IBM 'online theater' may boost care at Boston hospital

IBM showed off a browser-based application Thursday that uses mashups and videoconferencing to let experts collaborate on a project.

IBM is working with a Boston hospital to develop a browser-based application that uses mashups to let medical experts in different locations study patient data as if they were sitting side by side, IBM said Thursday.

The application, which runs on IBM's Blue Spruce platform, lets experts collaborate over the Web in a browser window that displays feeds ranging from a high-definition video conference to patient scans and charts.

A group of staff at Brigham and Women's Hospital of Boston have been testing the platform as a way to bring together analysis from experts with different specialties, said Francine Jacobson, a thoracic radiologist at the hospital.

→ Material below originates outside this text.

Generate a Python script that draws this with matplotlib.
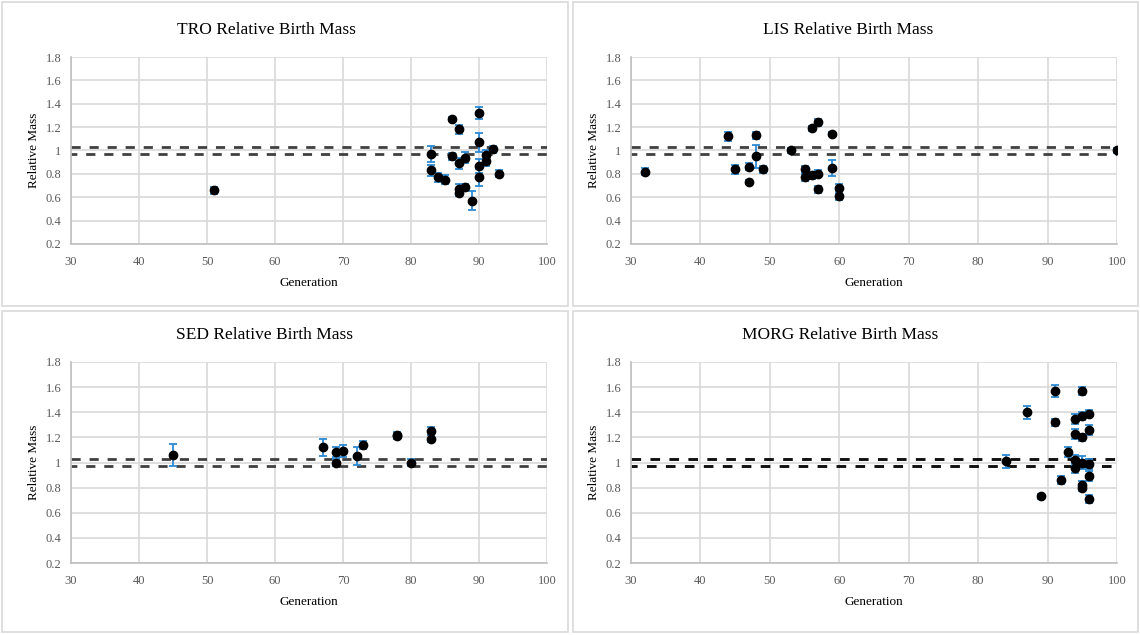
import numpy as np
from matplotlib import pyplot as plt
from matplotlib.patches import Rectangle

plt.rcParams['font.family'] = ['Liberation Serif', 'DejaVu Serif']

# TRO
troGen = [51, 83, 83, 84, 85, 86, 86, 87, 87, 87, 87, 88, 88, 89, 90, 90, 90, 90, 91, 91, 92, 93]
troMass = [0.66, 0.97, 0.83, 0.77, 0.75, 1.27, 0.95, 1.18, 0.89, 0.67, 0.64, 0.94, 0.69, 0.57,
           1.32, 1.07, 0.87, 0.77, 0.96, 0.91, 1.01, 0.80]
troErr = [0.03, 0.07, 0.05, 0.04, 0.04, 0.02, 0.03, 0.04, 0.05, 0.04, 0.03, 0.05, 0.02, 0.08,
          0.05, 0.08, 0.06, 0.07, 0.04, 0.04, 0.03, 0.03]

# LIS
lisGen = [32, 44, 45, 47, 47, 48, 48, 49, 53, 55, 55, 56, 56, 57, 57, 57, 59, 59, 60, 60, 100]
lisMass = [0.82, 1.12, 0.84, 0.73, 0.86, 1.13, 0.95, 0.84, 1.0, 0.84, 0.77, 1.19, 0.79, 1.24,
           0.80, 0.67, 1.14, 0.85, 0.68, 0.61, 1.0]
lisErr = [0.03, 0.04, 0.04, 0.02, 0.03, 0.03, 0.10, 0.03, 0.02, 0.03, 0.03, 0.02, 0.03, 0.03,
          0.03, 0.03, 0.02, 0.07, 0.03, 0.03, 0.02]

# SED
sedGen = [45, 67, 69, 69, 70, 72, 73, 78, 78, 80, 83, 83]
sedMass = [1.06, 1.12, 1.08, 1.00, 1.09, 1.05, 1.14, 1.21, 1.22, 1.00, 1.25, 1.19]
sedErr = [0.09, 0.07, 0.04, 0.03, 0.05, 0.07, 0.03, 0.02, 0.02, 0.03, 0.03, 0.03]

# MORG
morgGen = [84, 87, 89, 91, 91, 92, 93, 94, 94, 94, 94, 95, 95, 95, 95, 95, 95,
           96, 96, 96, 96, 96]
morgMass = [1.01, 1.40, 0.73, 1.57, 1.32, 0.86, 1.08, 1.35, 1.23, 1.02, 0.96,
            1.57, 1.37, 1.20, 1.00, 0.82, 0.80, 1.39, 1.26, 0.99, 0.89, 0.71]
morgErr = [0.05, 0.05, 0.02, 0.05, 0.03, 0.03, 0.04, 0.04, 0.04, 0.04, 0.04,
           0.03, 0.03, 0.03, 0.05, 0.03, 0.03, 0.03, 0.04, 0.04, 0.04, 0.03]

bandHigh = 1.03
bandLow = 0.97
xTicks = [30, 40, 50, 60, 70, 80, 90, 100]
yTicks = [0.2, 0.4, 0.6, 0.8, 1.0, 1.2, 1.4, 1.6, 1.8]
yTickLabels = ['0.2', '0.4', '0.6', '0.8', '1', '1.2', '1.4', '1.6', '1.8']

W, H = 1140, 635
GRID = '#d9d9d9'
ERRBLUE = '#2b8ad4'

fig = plt.figure(figsize=(W / 100, H / 100), dpi=100)


def pxBox(x0, y0, x1, y1):
    return [x0 / W, 1 - y1 / H, (x1 - x0) / W, (y1 - y0) / H]


def drawBorder(x0, y0, x1, y1):
    b = pxBox(x0, y0, x1, y1)
    fig.add_artist(Rectangle((b[0], b[1]), b[2], b[3], transform=fig.transFigure,
                             fill=False, edgecolor=GRID, lw=1.2))


def drawPanel(box, title, titleX, titleY, gen, mass, err, dashColor, dashWidth):
    ax = fig.add_axes(pxBox(*box))
    ax.set_xlim(30, 100)
    ax.set_ylim(0.2, 1.8)
    ax.set_xticks(xTicks)
    ax.set_yticks(yTicks)
    ax.set_yticklabels(yTickLabels)
    ax.grid(True, color=GRID, lw=1.2)
    ax.set_axisbelow(True)
    for s in ['top', 'right']:
        ax.spines[s].set_visible(False)
    for s in ['left', 'bottom']:
        ax.spines[s].set_color('#bfbfbf')
        ax.spines[s].set_linewidth(1.2)
    ax.tick_params(length=0, labelsize=9, colors='#595959', pad=7)
    ax.tick_params(axis='x', pad=9)

    # +/- 3% band
    ax.axhline(bandHigh, color=dashColor, lw=dashWidth, linestyle=(0, (3.3, 3.2)), zorder=2)
    ax.axhline(bandLow, color=dashColor, lw=dashWidth, linestyle=(1.2, (3.3, 3.2)), zorder=2)

    ax.errorbar(gen, mass, yerr=err, fmt='none', ecolor=ERRBLUE, elinewidth=1.3,
                capsize=2.6, capthick=1.3, zorder=3)
    ax.plot(gen, mass, 'o', color='black', markersize=6, zorder=4)

    ax.set_xlabel('Generation', fontsize=9.5, labelpad=6)
    ax.set_ylabel('Relative Mass', fontsize=9.5, labelpad=4)
    fig.text(titleX / W, 1 - titleY / H, title, ha='center', va='center', fontsize=12.5)
    return ax


drawBorder(2, 2, 568, 306)
drawBorder(573, 2, 1138, 306)
drawBorder(2, 311, 568, 632)
drawBorder(573, 311, 1138, 632)

drawPanel((71, 57, 547, 244), 'TRO Relative Birth Mass', 266, 30,
          troGen, troMass, troErr, '#404040', 2.0)
drawPanel((631, 57, 1117, 244), 'LIS Relative Birth Mass', 848, 30,
          lisGen, lisMass, lisErr, '#404040', 2.0)
drawPanel((71, 362, 547, 563), 'SED Relative Birth Mass', 265, 335,
          sedGen, sedMass, sedErr, '#404040', 2.0)
drawPanel((631, 362, 1117, 563), 'MORG Relative Birth Mass', 840, 335,
          morgGen, morgMass, morgErr, '#111111', 2.1)

plt.savefig('out.png', dpi=100)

The application lets a radiologist reviewing a CAT scan, for example, also obtain analysis from a patient's lung test, data that could lend insight to the CAT scan but that radiologists often neglect, she said.

Live or recorded interaction in the program could also be used to train physicians on computers at both ends of a connection, Jacobson added.

The application includes a virtual whiteboard that lets observers on one end immediately see markups drawn by an expert on the other computer's screen. That ability lets the two or more sides point out problems to each other in a patient scan.

The program is useful enough to potentially become used worldwide, according to Jacobson, who is also an assistant professor at Harvard Medical School.

"At any level, it can be used to bring together patient data," she said.

Although the Blue Spruce platform is still being developed in IBM's research labs, the company has already used it to build a system for Reuters that lets traders collaborate in real time between continents.

One of the difficult hurdles IBM overcame was getting separate data feeds in the mashups to communicate with each other, such as when clicking on an image in one feed should reorient a map in another, said David Boloker, CTO of IBM's emerging technologies, told reporters at a research presentation on Thursday.

Internet users will be able to design their own applications for the platform when it is released in June, Boloker said.